It Took the Internet Less Than 24 Hours to Find a Nurse’s Long-Lost Wedding Dress

It was easier than any of us thought.


lost wedding dress christine besso

Left: Christine Besso with the wedding dress she was puzzled to find in the box that she thought held her wedding dress from 29 years ago. Right: Lisa Donnelly-Denton with Christine’s dress, which she discovered in her basement on Monday after our original story ran. (Yes, Christine is holding Lisa’s dress.)

I have to be honest with you: When I wrote the story on Monday about Christine Besso and her frantic search for her lost 29-year-old wedding dress, I would have put $100 on the dress never turning up.

Well, I’m glad I didn’t make that wager.

As Besso and her sister Teresa Keller explained it during our original interview, here’s what appeared to have happened:

After Besso got married in 1990, her wedding dress was dropped off at a local dry cleaner for preservation and returned to her in a special wedding dress preservation box. She never opened the box again until last week, because her daughter was interested in wearing it at her own wedding. When Besso opened the box, she was startled to discover a wedding dress that wasn’t hers.

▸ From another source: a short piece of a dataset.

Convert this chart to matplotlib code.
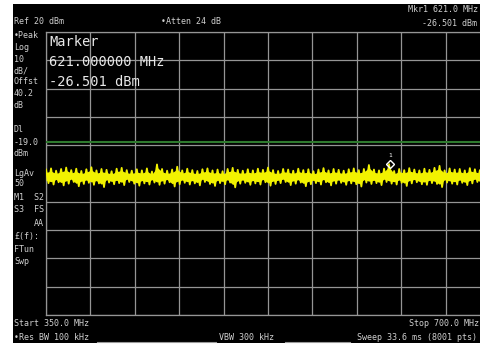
import numpy as np
import matplotlib
matplotlib.use("Agg")
import matplotlib.pyplot as plt
from matplotlib.patches import Rectangle

# ---- data ----
start_mhz = 350.0
stop_mhz = 700.0
ref_level = 20.0          # dBm
db_per_div = 10.0
display_line = -19.0      # dBm
marker_freq = 621.0       # MHz
marker_level = -26.501    # dBm

# upper / lower envelope of the noise trace (dBm), evenly spaced over the sweep
trace_upper = [
    -28.6, -28.2, -29.0, -28.4, -27.9, -28.8, -28.3, -29.1, -28.5, -27.8,
    -28.9, -28.4, -28.7, -29.2, -28.3, -28.0, -28.8, -29.0, -28.5, -28.9,
    -28.2, -29.3, -26.8, -28.4, -29.0, -28.6, -27.6, -28.9, -28.3, -28.8,
    -29.1, -28.5, -28.2, -28.9, -28.6, -29.2, -28.4, -28.0, -28.7, -29.0,
    -28.5, -28.9, -28.3, -28.7, -27.9, -28.8, -29.1, -28.4, -28.6, -29.0,
    -28.3, -28.8, -28.5, -29.2, -28.6, -28.1, -28.9, -28.4, -28.7, -29.0,
    -28.5, -28.2, -28.8, -28.4, -27.0, -28.6, -28.9, -28.3, -26.7, -29.1,
    -28.4, -28.8, -28.1, -28.6, -28.9, -28.3, -28.7, -28.0, -27.3, -28.9,
    -28.2, -28.6, -28.4, -28.9, -28.1, -28.5, -28.8, -28.3, -28.6]
trace_lower = [
    -33.4, -33.9, -33.1, -34.2, -33.6, -33.0, -34.5, -33.7, -33.3, -34.0,
    -33.5, -34.8, -33.2, -33.8, -33.4, -34.1, -33.0, -33.6, -34.3, -33.5,
    -33.9, -33.2, -34.0, -33.6, -33.1, -34.6, -33.8, -33.3, -33.9, -33.5,
    -34.2, -33.0, -33.7, -34.4, -33.4, -33.8, -33.2, -34.9, -33.6, -33.3,
    -34.0, -33.5, -33.9, -33.1, -34.3, -33.7, -33.4, -33.0, -34.1, -33.6,
    -33.2, -34.5, -33.8, -33.4, -33.9, -33.1, -34.2, -33.6, -33.3, -34.0,
    -33.5, -33.8, -34.6, -33.2, -33.7, -33.4, -34.1, -33.0, -33.6, -33.9,
    -33.3, -34.4, -33.5, -33.1, -33.8, -34.0, -33.4, -33.7, -34.8, -33.2,
    -33.6, -33.9, -33.3, -34.1, -33.5, -33.0, -33.8, -33.4, -34.2]

left_labels = [("\u2022Peak", 35), ("Log", 47), ("10", 59), ("dB/", 71),
               ("Offst", 82), ("40.2", 94), ("dB", 105),
               ("Dl", 130), ("-19.0", 142), ("dBm", 153),
               ("LgAv", 173), ("50", 184), ("M1  S2", 198), ("S3  FS", 210),
               ("\u00a3(f):", 236), ("FTun", 249), ("Swp", 262)]

# ---- figure ----
W, H = 481, 347
fig = plt.figure(figsize=(W / 100, H / 100), dpi=100, facecolor="white")

def fx(x):
    return x / W

def fy(y):
    return 1 - y / H

# black screen area
fig.patches.append(Rectangle((fx(13), fy(343)), fx(481) - fx(13), fy(4) - fy(343),
                             transform=fig.transFigure, facecolor="black",
                             edgecolor="none", zorder=-5))

gx0, gx1, gy0, gy1 = 46, 490, 32, 315
ax = fig.add_axes([fx(gx0), fy(gy1), fx(gx1) - fx(gx0), fy(gy0) - fy(gy1)])
ax.set_zorder(1)
ax.set_facecolor("black")
ax.set_xlim(start_mhz, stop_mhz)
ax.set_ylim(ref_level - 10 * db_per_div, ref_level)
ax.set_xticks(np.linspace(start_mhz, stop_mhz, 11))
ax.set_yticks(np.arange(ref_level - 10 * db_per_div, ref_level + 1, db_per_div))
ax.grid(True, color="#959595", lw=0.9)
ax.set_axisbelow(True)
ax.tick_params(length=0, labelbottom=False, labelleft=False)
for s in ax.spines.values():
    s.set_color("#959595")
    s.set_linewidth(0.9)

ax.axhline(display_line, color="#2f7a2f", lw=1.5, zorder=3)

# noise trace drawn as a dense zig-zag between the two envelopes
n = len(trace_upper)
freq = np.linspace(start_mhz, stop_mhz, n)
half = (freq[1] - freq[0]) / 2
zig_x = np.empty(2 * n)
zig_y = np.empty(2 * n)
zig_x[0::2] = freq
zig_x[1::2] = freq + half
zig_y[0::2] = trace_upper
zig_y[1::2] = trace_lower
ax.fill_between(freq, np.array(trace_lower) + 1.0, np.array(trace_upper) - 1.0,
                color="#f2f200", lw=0, zorder=4)
ax.plot(zig_x, zig_y, color="#f2f200", lw=1.3, zorder=4)

# marker
ax.plot([marker_freq], [marker_level], marker="D", ms=4, mfc="none",
        mec="white", mew=1.0, zorder=6)
ax.text(marker_freq, marker_level + 2.8, "1", color="white", fontsize=4.5,
        ha="center", va="center", family="DejaVu Sans Mono", zorder=6)

small = dict(family="DejaVu Sans Mono", fontsize=6, color="#cfcfcf", va="center",
             zorder=5)
big = dict(family="DejaVu Sans Mono", fontsize=9.8, color="#e8e8e8", va="center",
           zorder=5)

fig.text(fx(14), fy(22), "Ref 20 dBm", **small)
fig.text(fx(161), fy(22), "\u2022Atten 24 dB", **small)
fig.text(fx(408), fy(9), "Mkr1 621.0 MHz", **small)
fig.text(fx(422), fy(23), "-26.501 dBm", **small)

for txt, y in left_labels:
    fig.text(fx(14), fy(y), txt, **small)
fig.text(fx(44), fy(223), "AA", ha="right", **small)

fig.text(fx(49), fy(42), "Marker", **big)
fig.text(fx(49), fy(62), "621.000000 MHz", **big)
fig.text(fx(49), fy(82), "-26.501 dBm", **big)

fig.text(fx(14), fy(323), "Start 350.0 MHz", **small)
fig.text(fx(409), fy(323), "Stop 700.0 MHz", **small)
fig.text(fx(14), fy(337), "\u2022Res BW 100 kHz", **small)
fig.text(fx(219), fy(337), "VBW 300 kHz", **small)
fig.text(fx(357), fy(337), "Sweep 33.6 ms (8001 pts)", **small)

for xa, xb in [(97, 216), (285, 350)]:
    fig.add_artist(plt.Line2D([fx(xa), fx(xb)], [fy(342), fy(342)],
                              transform=fig.transFigure, color="#9a9a9a", lw=0.8))

fig.savefig("out.png", dpi=100, facecolor="white")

The consensus was that the dry cleaner returned the wrong dress to Besso and that someone else had errantly received her dress. Nearly 30 years ago. The dry cleaner had since changed hands at least a couple of times, and it was altogether possible that the dry cleaner hadn’t even handled the preservation in-house.

You can see why this wasn’t looking good.

But one person who saw our story was Gwynedd Valley’s Lisa Donnelly-Denton, who grew up with Besso in Roxborough and remains one of her best friends today.

“I saw it and was talking to somebody else about it, and I tried to be positive,” Donnelly-Denton told Philly Mag on Tuesday morning. “But basically, I was like, she’s never getting that dress back.”

She didn’t think much of it beyond that at first. Then her daughters, who are in Rome, learned of Besso’s plight via social media, and they told their mom that she should make sure that her wedding dress was OK. Donnelly-Denton laughed it off.

But then, Besso and Donnelly-Denton wound up on the phone with each other on Monday afternoon, as best friends would do in any wedding dress crisis.

By that time — and after our original story ran — Besso had found a small label inside the wedding dress bearing the custom dressmaker’s name, Elizabeth Scache. She mentioned the name to Donnelly-Denton, and something clicked in her head. Now suddenly her daughters’ advice seemed somehow more important.

Donnelly-Denton raced to her basement, opened the box that she thought contained her wedding dress and, yep, Besso’s wedding dress was inside. The dress Besso was holding up in the photo we ran? Donnelly-Denton’s.

“It’s absolutely bizarre,” says Donnelly-Denton.

It sure is.

No one is exactly 100 percent certain what happened here, but Besso and Donnelly-Denton have come up with what they believe to be the most likely scenario.

Donnelly-Denton got married less than a year before Besso. They were in each other’s weddings.

Here is Besso’s bridal party, with Donnelly-Denton at top left:

And here is Donnelly-Denton’s bridal party, with Besso second from the left behind her:

Besso’s dress was preserved by a dry cleaner, but back then Donnelly-Denton had no intention of preserving her wedding dress.

“I think it cost $100 or something like that,” she Donnelly-Denton. “I wasn’t about to do that for a dress I paid maybe $300 for. I imagine I thought it was a scam, totally ridiculous.”

Donnelly-Denton thinks that when Besso realized that she was just going to let her wedding dress hang in a closet, unprotected, Besso took the dress and had it preserved for her.

“That’s exactly the kind of thing that she would have done,” Donnelly-Denton says, and Besso agrees that this was likely. “She was always very responsible and very together, and I was not. But I can’t say for sure what happened. I honestly can’t even remember what I had for breakfast yesterday. Literally.”

Besso would have wound up with two wedding dress preservation boxes from the dry cleaner, and when it came time to give her friend the boxed dress, she simply gave her the wrong one. Or something like that.

Whatever strange path these two wedding dresses may have taken, the two friends are scheduled to meet for breakfast on Thursday morning to reunite with their garments.

“I’m just so, so happy that it worked out this way,” says Donnelly-Denton. “Christine deserves it.”